Here’s a fragment of code calling the procedures to write something to my trace file:


execute dbms_log.ksdddt
execute dbms_log.ksdwrt(1,'Starting')
execute dbms_log.ksdddt
execute dbms_log.ksdwrt(1,'Underlining')
execute dbms_log.ksdind(20)
execute dbms_log.ksdwrt(1,'Indented')
execute dbms_log.ksdwrt(1,'Not Indented')
execute dbms_log.ksdind(30)
execute dbms_log.ksdddt
execute dbms_log.ksdwrt(1,'Finished')
execute dbms_log.ksdind(30)
execute dbms_log.ksdfls


Here’s the text that appears in the trace files:


Starting

*** 2018-10-04T16:31:15.525515+01:00 (ORCL(3))
Underlining
::::::::::::::::::::Indented
Not Indented
::::::::::::::::::::::::::::::
*** 2018-10-04T16:31:15.532881+01:00 (ORCL(3))
Finished
::::::::::::::::::::::::::::::

Note how the call to ksdddt in line 1 of code didn’t write a date into the trace file because it wasn’t yet open. The call to ksdwrt in line 2 writes ‘Starting’ and moves to a new line so we get a blank line when the call to ksdddt in line 3 moves to a new line and writes the date. At line 5 we “indent 20”, so the ksdwrt at line 6 starts after the string of colons, then moves to a new line where the indent is not repeated. We indent again at line 8, which leaves us at the end of a line, so when we call ksdddt it moves to the start of the next line and writes the date there – we don’t get a blank line.

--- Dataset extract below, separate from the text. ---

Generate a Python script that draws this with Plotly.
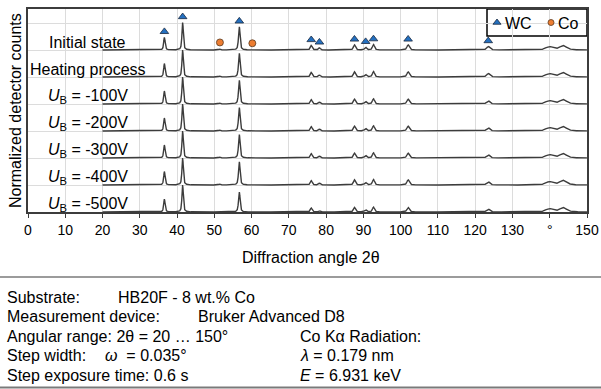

Footnote: when I saw Cary Millsap’s note I assumed that the procedures had been copied across in a recent version of Oracle; in fact dbms_log has been around since at least 11.2.0.4

Footnote 2: While checking my library for references to dbms_system I came across a script I’d used to create a local version of dbms_system that allowed me to execute a call to “dbms_system.set_bool_param_in_sesssion(‘#_SILVER_BULLET’, true)”. I used it at the IOUG conference in 2006 to demonstrate that if you set this “very hidden” parameter to true then some of your queries could run faster.  (What the call actually did was enable query rewrite and disable function-based indexes so that a special time-wasting index I’d created couldn’t get used.)